Anyway, so the combination of these two ideas really got me thinking about how we can work smarter, not harder, when it comes to managing the daily tasks of our lives. What if, instead of tackling everything all the time, we tackle one thing for a period of time, do well, and then move onto the next thing? When I think about the times I have felt most stressed and overwhelmed, they typically revolve around me having “too many things to do” and not enough time to do them in. Typically, to get myself out of that place, I have to make some radical decisions about priorities, even if that decision is only temporary. We can find ourselves in this situation for a number of different reasons. Sometimes, we have a YES problem:

“Can you help with this event?”   Yes.

“Can you run this errand for me?”  Yes.

“Can you sacrifice your own happiness to make my life easier?” Yes.

Don’t get me wrong; sometimes,  it’s great to say yes. Many of us want to be helpful and we all like to feel like we are giving something to others in our community. However, when we say yes without thinking, we can end up in situations that leave us taking on more than we can reasonably handle. So, before you say yes, ask yourself: “Given all my responsibilities right now, can I commit to this the way I would like to?” If the answer is no, govern yourself accordingly. A bigger issue (for another post coming soon!) is the internal explanations we give for saying yes all the time, often because we are afraid of what would happen if we said no.

Sometimes, we feel overwhelmed because we don’t manage our time well.  How often do you sit down and plan out your day before you start it? How often do you find yourself flipping through social media and before you know it, an hour has gone by? How often do you give yourself an estimate of how long a task will take before you start it? If these questions have you stumped, do a little experiment. Write down your schedule for the WHOLE WEEK- all 7 days.  What do you notice you’re spending your time on? Are you ok with your answer?

Other times, we are overwhelmed because emotionally, spiritually, or mentally, we are just not equipped to manage all the tasks in front of us. Here’s where the “One Step At a Time” piece comes in. It’s ok to prioritize. Don’t try to take on the world if you don’t have to. Write a list of all the things on your plate right now, and categorize each of them in two ways: important/not important and urgent/not urgent. This system will help your prioritize.
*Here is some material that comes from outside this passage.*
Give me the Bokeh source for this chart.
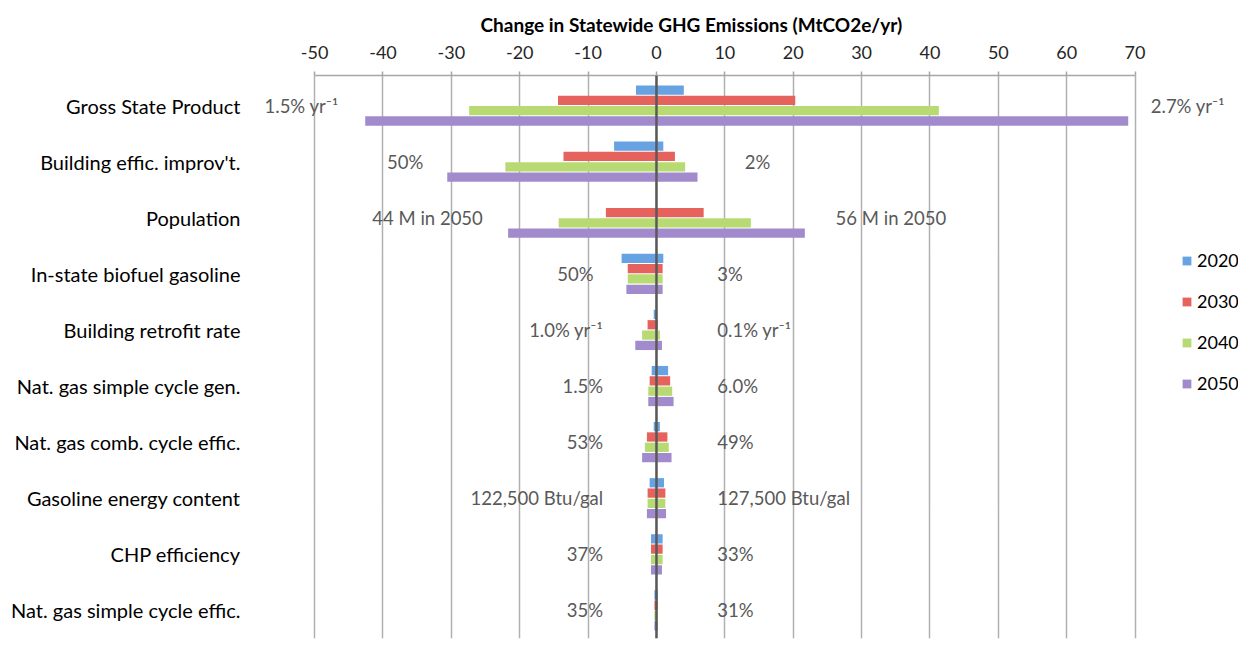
from bokeh.plotting import figure
from bokeh.models import (Range1d, FixedTicker, Span, Legend, LegendItem,
                          ColumnDataSource)
from bokeh.core.properties import value
from bokeh.embed import file_html
from bokeh.resources import INLINE

# ---------------- data ----------------
categories = ["Gross State Product", "Building effic. improv't.", "Population",
              "In-state biofuel gasoline", "Building retrofit rate",
              "Nat. gas simple cycle gen.", "Nat. gas comb. cycle effic.",
              "Gasoline energy content", "CHP efficiency",
              "Nat. gas simple cycle effic."]
years = ["2020", "2030", "2040", "2050"]

low_2020 = [-3.0, -6.2, 0.0, -5.1, -0.4, -0.7, -0.4, -1.0, -0.8, -0.3]
high_2020 = [4.0, 1.0, 0.0, 1.0, 0.1, 1.7, 0.5, 1.1, 0.9, 0.2]
low_2030 = [-14.4, -13.6, -7.4, -4.2, -1.3, -1.0, -1.4, -1.3, -0.8, -0.3]
high_2030 = [20.3, 2.7, 6.9, 0.9, 0.2, 2.0, 1.6, 1.3, 0.9, 0.2]
low_2040 = [-27.4, -22.1, -14.3, -4.2, -2.1, -1.2, -1.7, -1.3, -0.8, -0.3]
high_2040 = [41.3, 4.2, 13.8, 0.9, 0.5, 2.3, 1.8, 1.3, 0.9, 0.2]
low_2050 = [-42.6, -30.6, -21.7, -4.4, -3.1, -1.2, -2.1, -1.4, -0.8, -0.3]
high_2050 = [69.0, 6.0, 21.7, 0.9, 0.8, 2.5, 2.2, 1.4, 0.8, 0.2]

low_labels = ["1.5% yr\u207b\u00b9", "50%", "44 M in 2050", "50%", "1.0% yr\u207b\u00b9",
              "1.5%", "53%", "122,500 Btu/gal", "37%", "35%"]
high_labels = ["2.7% yr\u207b\u00b9", "2%", "56 M in 2050", "3%", "0.1% yr\u207b\u00b9",
               "6.0%", "49%", "127,500 Btu/gal", "33%", "31%"]

x_ticks = [-50, -40, -30, -20, -10, 0, 10, 20, 30, 40, 50, 60, 70]
x_tick_labels = ["-50", "-40", "-30", "-20", "-10", "0", "10", "20", "30",
                 "40", "50", "60", "70"]

# label anchor positions (data units, as placed in the original)
low_label_anchor = [-46.5, -34.1, -25.4, -9.2, -7.8, -7.8, -7.8, -7.8, -7.8, -7.8]
high_label_anchor = [72.3, 12.9, 26.2, 8.9, 8.9, 8.9, 8.9, 8.9, 8.9, 8.9]

lows = [low_2020, low_2030, low_2040, low_2050]
highs = [high_2020, high_2030, high_2040, high_2050]
colors = ["#67a2e2", "#e5625d", "#b8da72", "#a18bcc"]

FONT = "Lato"

p = figure(width=1242, height=645, output_backend="svg", toolbar_location=None,
           x_axis_location="above",
           x_range=Range1d(-59.38, 85.13), y_range=Range1d(9.5, -0.535),
           min_border_left=250, min_border_right=4, min_border_top=75,
           min_border_bottom=7)
p.outline_line_color = None
p.background_fill_color = "white"
p.border_fill_color = "white"

# title
p.title.text = "Change in Statewide GHG Emissions (MtCO2e/yr)"
p.title.align = "left"
p.title.offset = 230
p.title.text_font = FONT
p.title.text_font_size = "19px"
p.title.text_font_style = "bold"
p.title.text_color = "black"
p.title.standoff = 14

# x axis (top)
xa = p.xaxis[0]
xa.ticker = FixedTicker(ticks=x_ticks)
xa.major_label_overrides = {t: s for t, s in zip(x_ticks, x_tick_labels)}
xa.bounds = (-50, 70)
xa.axis_line_color = "#a6a6a6"
xa.axis_line_width = 1.5
xa.major_tick_out = 4
xa.major_tick_in = 0
xa.major_tick_line_color = "#a6a6a6"
xa.major_tick_line_width = 1.5
xa.minor_tick_line_color = None
xa.major_label_standoff = 13
xa.major_label_text_font = FONT
xa.major_label_text_font_size = "18px"
xa.major_label_text_color = "#262626"

p.xgrid.grid_line_color = "#b0b0b0"
p.xgrid.grid_line_width = 1.5
p.ygrid.grid_line_color = None

# y axis (categories)
ya = p.yaxis[0]
ya.ticker = FixedTicker(ticks=list(range(len(categories))))
ya.major_label_overrides = {i: c for i, c in enumerate(categories)}
ya.axis_line_color = None
ya.major_tick_line_color = None
ya.minor_tick_line_color = None
ya.major_tick_out = 0
ya.major_tick_in = 0
ya.major_label_standoff = 10
ya.major_label_text_font = FONT
ya.major_label_text_font_size = "20px"
ya.major_label_text_color = "black"

# bars
bar_step = 0.184
bar_h = 0.165
renderers = []
for k, yr in enumerate(years):
    src = ColumnDataSource(dict(
        y=[i + (k - 1.5) * bar_step for i in range(len(categories))],
        left=lows[k], right=highs[k]))
    r = p.hbar(y="y", left="left", right="right", height=bar_h, source=src,
               fill_color=colors[k], line_color=None)
    renderers.append(r)

# zero line
p.add_layout(Span(location=0, dimension="height", line_color="#595959",
                  line_width=2.5))

# annotation texts
cy = list(range(len(categories)))
lsrc = ColumnDataSource(dict(x=low_label_anchor, y=cy, t=low_labels))
hsrc = ColumnDataSource(dict(x=high_label_anchor, y=cy, t=high_labels))
p.text(x="x", y="y", text="t", source=lsrc, text_align="right",
       text_baseline="middle", text_font=value(FONT), text_font_size="18.5px",
       text_color="#595959")
p.text(x="x", y="y", text="t", source=hsrc, text_align="left",
       text_baseline="middle", text_font=value(FONT), text_font_size="18.5px",
       text_color="#595959")

# legend
legend = Legend(items=[LegendItem(label=yr, renderers=[r])
                       for yr, r in zip(years, renderers)],
                location=(931, 244), orientation="vertical",
                glyph_width=11, glyph_height=11, label_standoff=5,
                label_height=20, spacing=19, padding=0, margin=0,
                border_line_color=None, background_fill_alpha=0,
                label_text_font=FONT, label_text_font_size="18px",
                label_text_color="black")
p.add_layout(legend)

open("out.html", "w").write(file_html(p, INLINE))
Once the tasks are categorized, you can prioritize them in this order:

  1. Important AND Urgent
  2. Urgent and Not Important – Do you need to do this at all?
  3. Important and Not Urgent
  4. Not Urgent and Not Important- Do you need to do this a all?

So, when you settle down to tackle the first thing that is both urgent and important, mentally commit yourself to that thing. If it’s a project at work (and it’s feasible for you), take a break from checking email, looking at your phone, or chatting with coworkers for a set period of time.  If it’s a life project, (weight loss, managing your finances, etc), tackle that thing, and get to a benchmark point before you take on anthing else. In other words, it may not the best idea to start your plans to lose 50 pounds, raise your credit score 200 points, and double your devotional time ALL at once. Focused attention helps us to commit more fully, be more successful, and feel happier overall. When we try to do too much at one time, it’s easy to feel swept away by the winds of life, holding onto anything you can. This isn’t sustainable for a fulfilling life in the long term. Try deep work to build some deep roots!

So, let’s start simple.  What is the most important goal you have for yourself right now? Think about the things you are doing to currently work on it– are they working? Consider a shift in strategy- focus your attention and energy on this goal, and give yourseelf a specific target to reach. Think about ways you can commit yourself more fully to this goal. When you’ve reached that target, you can move on to the next thing!

Thanks for reading, and make Well Choices!